RECORDS FOR PROCESSING:
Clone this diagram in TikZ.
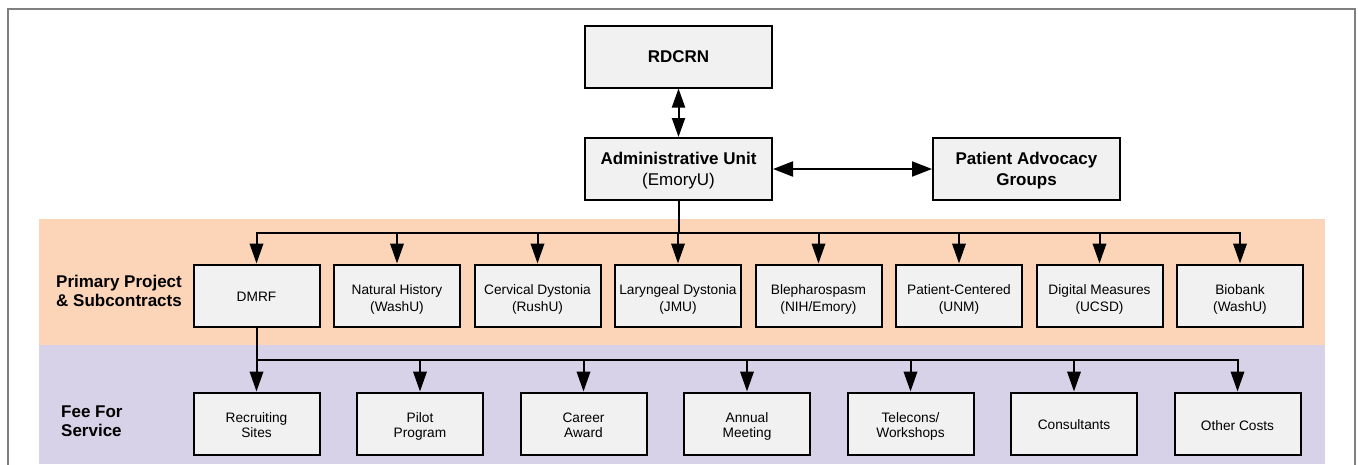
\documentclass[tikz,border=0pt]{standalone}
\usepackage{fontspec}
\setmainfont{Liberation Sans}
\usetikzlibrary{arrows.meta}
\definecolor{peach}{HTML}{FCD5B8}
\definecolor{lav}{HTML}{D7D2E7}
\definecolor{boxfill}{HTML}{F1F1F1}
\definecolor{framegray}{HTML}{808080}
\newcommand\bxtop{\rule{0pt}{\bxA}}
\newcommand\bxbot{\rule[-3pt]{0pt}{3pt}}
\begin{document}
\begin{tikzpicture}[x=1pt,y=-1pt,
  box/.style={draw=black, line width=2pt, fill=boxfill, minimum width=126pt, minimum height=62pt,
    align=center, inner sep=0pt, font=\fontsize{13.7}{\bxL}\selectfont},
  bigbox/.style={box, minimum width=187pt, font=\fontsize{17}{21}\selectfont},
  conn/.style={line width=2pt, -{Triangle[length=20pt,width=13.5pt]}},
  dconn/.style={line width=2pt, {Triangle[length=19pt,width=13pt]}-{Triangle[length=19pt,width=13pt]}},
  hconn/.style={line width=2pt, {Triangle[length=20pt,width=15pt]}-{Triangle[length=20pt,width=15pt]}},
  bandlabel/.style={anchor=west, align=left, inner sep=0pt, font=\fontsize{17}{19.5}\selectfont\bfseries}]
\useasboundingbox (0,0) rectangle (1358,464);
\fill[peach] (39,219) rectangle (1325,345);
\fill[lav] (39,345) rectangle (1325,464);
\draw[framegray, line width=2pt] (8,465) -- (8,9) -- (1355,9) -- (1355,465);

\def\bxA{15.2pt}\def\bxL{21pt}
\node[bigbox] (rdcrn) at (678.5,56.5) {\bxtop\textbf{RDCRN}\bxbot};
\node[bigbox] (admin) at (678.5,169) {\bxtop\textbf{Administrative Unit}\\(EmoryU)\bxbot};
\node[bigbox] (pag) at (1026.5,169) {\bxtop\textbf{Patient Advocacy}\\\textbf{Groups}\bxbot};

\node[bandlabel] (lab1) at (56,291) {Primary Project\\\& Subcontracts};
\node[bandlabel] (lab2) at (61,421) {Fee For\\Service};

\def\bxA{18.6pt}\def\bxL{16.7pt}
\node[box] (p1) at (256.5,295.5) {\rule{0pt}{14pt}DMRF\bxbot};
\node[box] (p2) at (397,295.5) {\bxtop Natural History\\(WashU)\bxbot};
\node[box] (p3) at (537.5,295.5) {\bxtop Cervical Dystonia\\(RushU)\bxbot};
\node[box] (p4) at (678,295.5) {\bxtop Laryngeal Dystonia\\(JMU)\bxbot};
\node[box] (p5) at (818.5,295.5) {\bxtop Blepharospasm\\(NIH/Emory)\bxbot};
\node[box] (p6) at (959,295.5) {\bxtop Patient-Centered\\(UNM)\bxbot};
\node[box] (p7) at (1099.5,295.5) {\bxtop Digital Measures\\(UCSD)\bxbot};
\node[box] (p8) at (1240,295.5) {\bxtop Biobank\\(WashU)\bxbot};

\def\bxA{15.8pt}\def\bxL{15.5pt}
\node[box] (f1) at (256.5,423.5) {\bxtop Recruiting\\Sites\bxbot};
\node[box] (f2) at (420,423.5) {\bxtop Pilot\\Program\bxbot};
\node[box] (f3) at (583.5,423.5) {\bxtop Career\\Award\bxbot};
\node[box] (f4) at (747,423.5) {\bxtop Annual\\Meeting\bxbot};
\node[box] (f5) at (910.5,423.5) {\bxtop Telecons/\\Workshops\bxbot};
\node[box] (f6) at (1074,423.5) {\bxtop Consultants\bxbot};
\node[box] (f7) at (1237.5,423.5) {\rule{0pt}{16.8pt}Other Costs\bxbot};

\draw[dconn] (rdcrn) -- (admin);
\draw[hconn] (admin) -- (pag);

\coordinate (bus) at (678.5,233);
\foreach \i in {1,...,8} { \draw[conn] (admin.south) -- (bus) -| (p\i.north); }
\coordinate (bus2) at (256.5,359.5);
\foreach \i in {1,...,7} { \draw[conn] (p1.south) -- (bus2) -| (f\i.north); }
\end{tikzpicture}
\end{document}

---

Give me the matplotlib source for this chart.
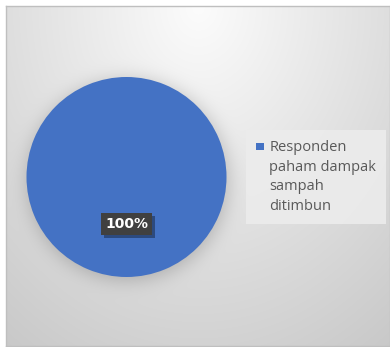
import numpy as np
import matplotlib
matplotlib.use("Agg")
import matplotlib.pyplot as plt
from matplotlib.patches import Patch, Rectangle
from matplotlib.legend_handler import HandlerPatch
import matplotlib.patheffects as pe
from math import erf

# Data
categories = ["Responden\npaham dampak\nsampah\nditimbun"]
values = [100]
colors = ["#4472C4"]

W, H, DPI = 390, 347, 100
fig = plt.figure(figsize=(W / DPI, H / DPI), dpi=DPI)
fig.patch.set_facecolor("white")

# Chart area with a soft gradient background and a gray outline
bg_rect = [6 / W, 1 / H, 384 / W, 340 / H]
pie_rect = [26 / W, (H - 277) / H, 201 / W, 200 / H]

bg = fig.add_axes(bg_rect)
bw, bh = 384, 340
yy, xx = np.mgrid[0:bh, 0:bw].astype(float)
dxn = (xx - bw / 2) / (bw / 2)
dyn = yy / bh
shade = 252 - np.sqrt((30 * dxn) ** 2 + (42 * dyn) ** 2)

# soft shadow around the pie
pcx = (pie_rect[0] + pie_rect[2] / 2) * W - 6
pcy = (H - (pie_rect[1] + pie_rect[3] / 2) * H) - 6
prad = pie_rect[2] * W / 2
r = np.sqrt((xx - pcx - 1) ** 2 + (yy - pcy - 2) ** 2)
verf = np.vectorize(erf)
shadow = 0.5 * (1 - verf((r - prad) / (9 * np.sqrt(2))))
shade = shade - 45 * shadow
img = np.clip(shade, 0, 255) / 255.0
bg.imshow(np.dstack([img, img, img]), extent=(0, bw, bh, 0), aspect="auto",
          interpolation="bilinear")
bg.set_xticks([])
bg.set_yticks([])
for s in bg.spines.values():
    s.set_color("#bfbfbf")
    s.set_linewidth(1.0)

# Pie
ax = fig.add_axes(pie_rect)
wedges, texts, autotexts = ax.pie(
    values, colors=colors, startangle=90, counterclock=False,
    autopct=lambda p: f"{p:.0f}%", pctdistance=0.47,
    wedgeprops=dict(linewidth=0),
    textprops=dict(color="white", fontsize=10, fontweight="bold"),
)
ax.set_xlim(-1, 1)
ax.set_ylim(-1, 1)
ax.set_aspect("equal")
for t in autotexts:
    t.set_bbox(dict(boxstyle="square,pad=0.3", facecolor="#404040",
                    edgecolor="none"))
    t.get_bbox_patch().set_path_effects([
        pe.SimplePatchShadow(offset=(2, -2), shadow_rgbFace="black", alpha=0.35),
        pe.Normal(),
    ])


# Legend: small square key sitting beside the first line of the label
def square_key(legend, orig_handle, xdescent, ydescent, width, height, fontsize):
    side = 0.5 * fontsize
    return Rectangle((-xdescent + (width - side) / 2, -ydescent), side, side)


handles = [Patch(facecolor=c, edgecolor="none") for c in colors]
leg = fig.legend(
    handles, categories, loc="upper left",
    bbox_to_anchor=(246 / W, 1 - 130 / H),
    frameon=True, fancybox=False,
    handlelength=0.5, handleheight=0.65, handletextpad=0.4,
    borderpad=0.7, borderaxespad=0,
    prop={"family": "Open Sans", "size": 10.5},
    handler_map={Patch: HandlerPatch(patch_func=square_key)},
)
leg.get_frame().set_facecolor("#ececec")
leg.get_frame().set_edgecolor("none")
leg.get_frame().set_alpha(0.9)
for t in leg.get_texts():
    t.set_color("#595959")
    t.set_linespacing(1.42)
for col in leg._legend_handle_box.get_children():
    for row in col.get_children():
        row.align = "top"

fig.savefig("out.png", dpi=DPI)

...

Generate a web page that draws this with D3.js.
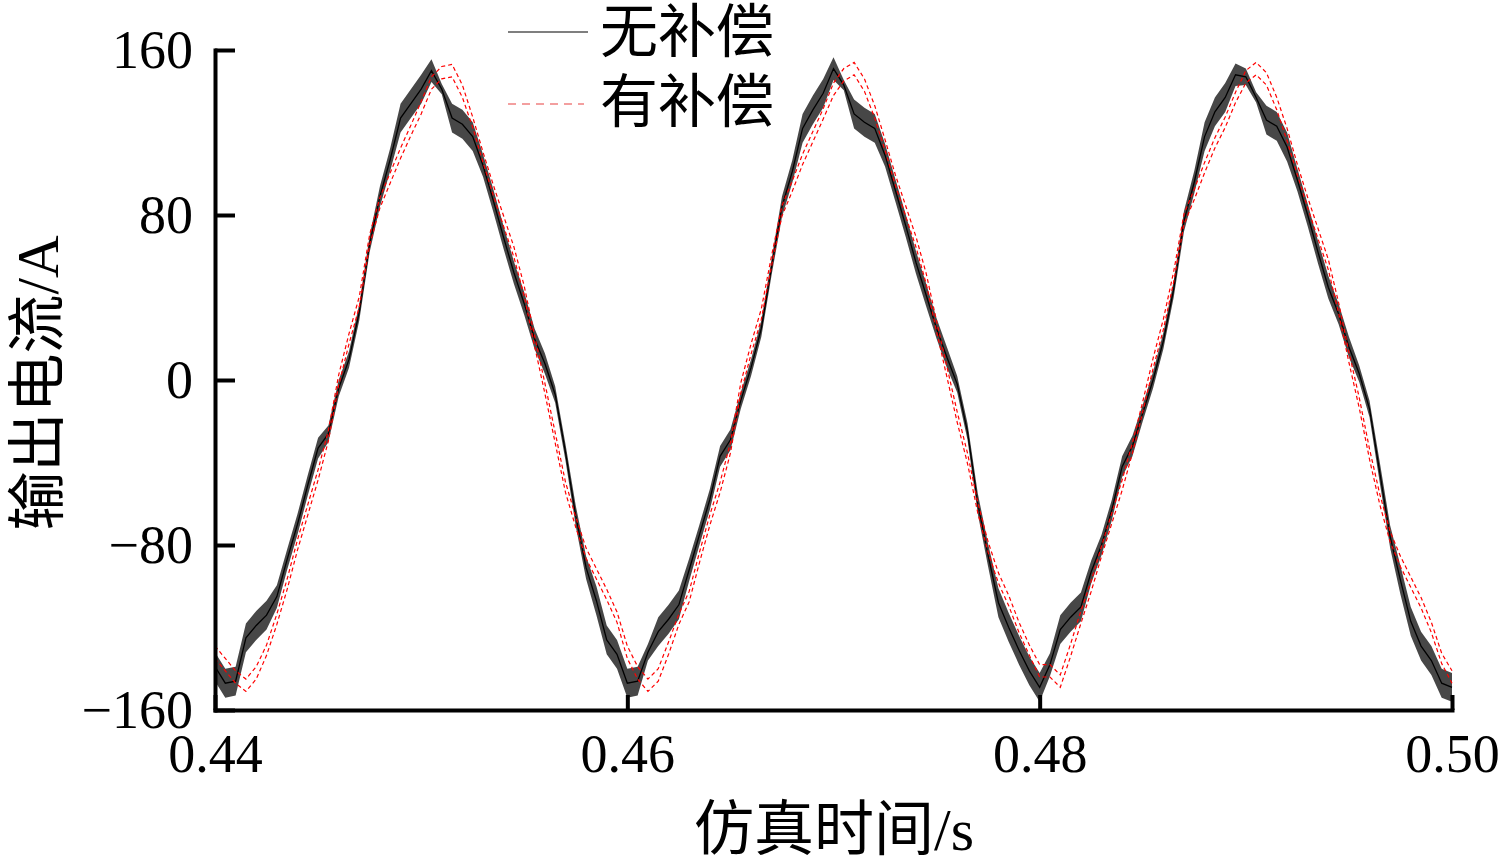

EXERCISE TASK:
Set down the lines running from the one with "Clone this diagram in TikZ." through the one with "(1355,9) -- (1355,465);", both ends kept, exactly and with no pictures.

PROBLEM SOLUTION:
Clone this diagram in TikZ.
\documentclass[tikz,border=0pt]{standalone}
\usepackage{fontspec}
\setmainfont{Liberation Sans}
\usetikzlibrary{arrows.meta}
\definecolor{peach}{HTML}{FCD5B8}
\definecolor{lav}{HTML}{D7D2E7}
\definecolor{boxfill}{HTML}{F1F1F1}
\definecolor{framegray}{HTML}{808080}
\newcommand\bxtop{\rule{0pt}{\bxA}}
\newcommand\bxbot{\rule[-3pt]{0pt}{3pt}}
\begin{document}
\begin{tikzpicture}[x=1pt,y=-1pt,
  box/.style={draw=black, line width=2pt, fill=boxfill, minimum width=126pt, minimum height=62pt,
    align=center, inner sep=0pt, font=\fontsize{13.7}{\bxL}\selectfont},
  bigbox/.style={box, minimum width=187pt, font=\fontsize{17}{21}\selectfont},
  conn/.style={line width=2pt, -{Triangle[length=20pt,width=13.5pt]}},
  dconn/.style={line width=2pt, {Triangle[length=19pt,width=13pt]}-{Triangle[length=19pt,width=13pt]}},
  hconn/.style={line width=2pt, {Triangle[length=20pt,width=15pt]}-{Triangle[length=20pt,width=15pt]}},
  bandlabel/.style={anchor=west, align=left, inner sep=0pt, font=\fontsize{17}{19.5}\selectfont\bfseries}]
\useasboundingbox (0,0) rectangle (1358,464);
\fill[peach] (39,219) rectangle (1325,345);
\fill[lav] (39,345) rectangle (1325,464);
\draw[framegray, line width=2pt] (8,465) -- (8,9) -- (1355,9) -- (1355,465);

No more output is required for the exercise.